Around the globe, the temptation for Obama to run away from ideals, and fall back on interests, will be great. Bush, after all, has badly tainted foreign-policy idealism. But, instead of abandoning idealism, Obama should strive to save it. That means fulfilling our obligations to the people of Iraq and Afghanistan--providing them with as much stability and freedom from tyranny as we have within our means to ensure. It means using American power to stop genocide, and dealing unflinchingly with regimes--from Iran to Burma to China--that suppress their own people or threaten others. And it means revivifying our role as the vanguard in crafting global efforts to check the spread of nuclear weapons and carbon emissions.

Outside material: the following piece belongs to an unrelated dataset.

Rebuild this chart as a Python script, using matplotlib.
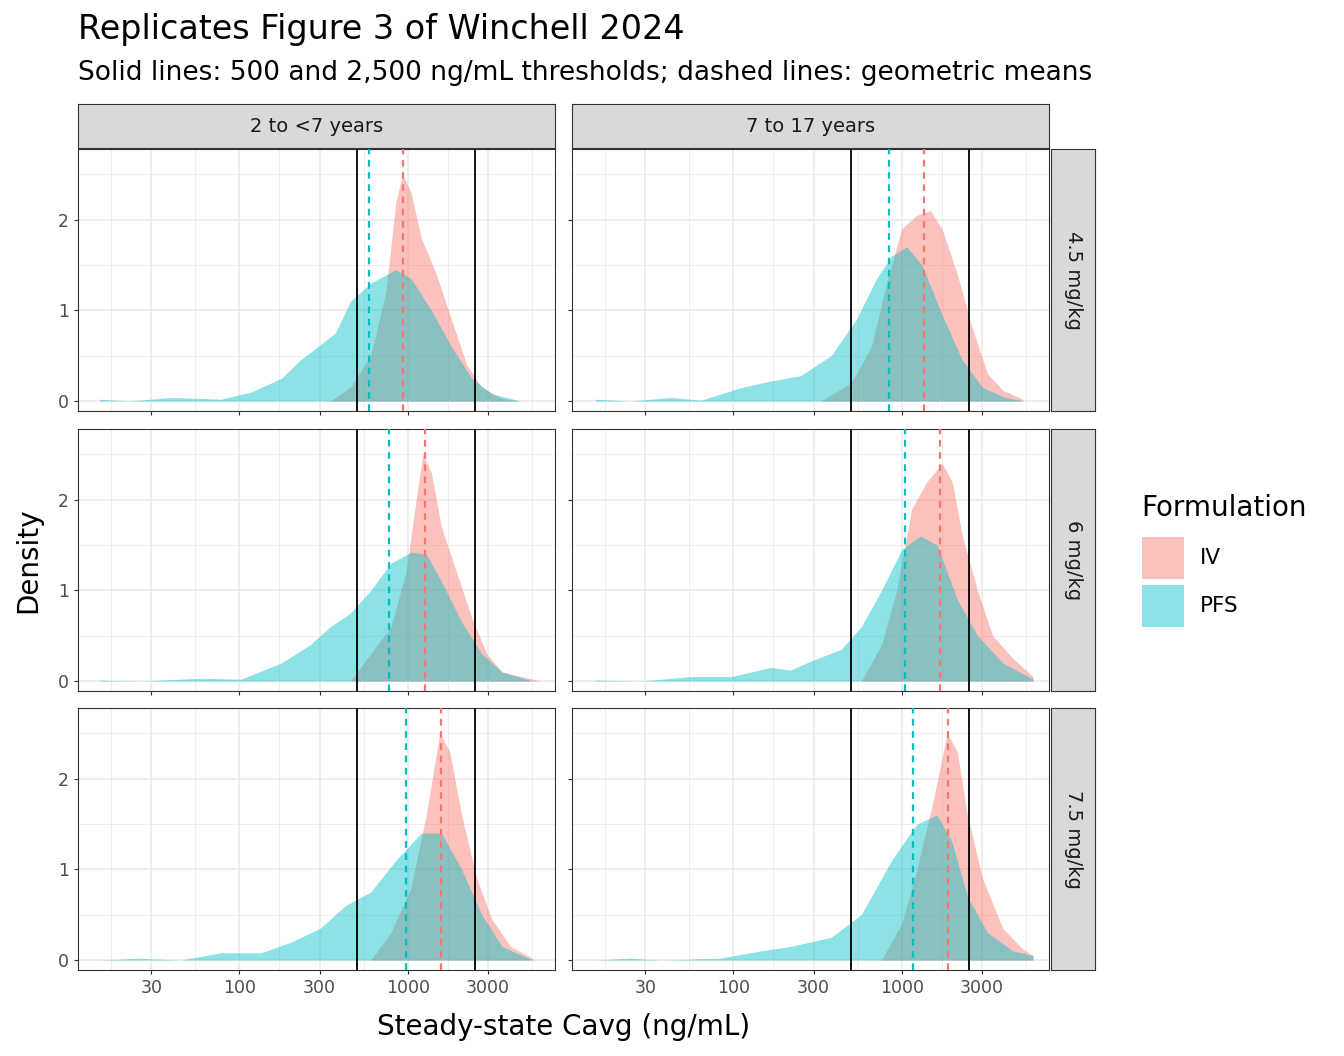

In 1960, The New Republic ran an editorial that began on the magazine's cover. Its title was "These New Men," and its subject, in part, was the hard-headed idealism of the young generation of liberals--led by John Kennedy--who had just taken over the Democratic Party, and who the magazine hoped would show "a commitment to the widest possibilities of life." "We share the sense of great-things-in-the-making," TNR wrote, adding that it was "impressed by the idealism" of these leaders because it was "not an idealism that expends itself in moral pronouncements. ... They all have a controlled impatience; they want action, but they calculate the odds."
Idealism, in other words, had to be tempered by pragmatism. Yet neither could it be put aside entirely. Of course, this isn't a mystical formula and possesses its own perils. But, now that he has won the White House, Obama should not forget that he sold himself to voters as an idealist. From him, they have felt the jolt of great things in the making.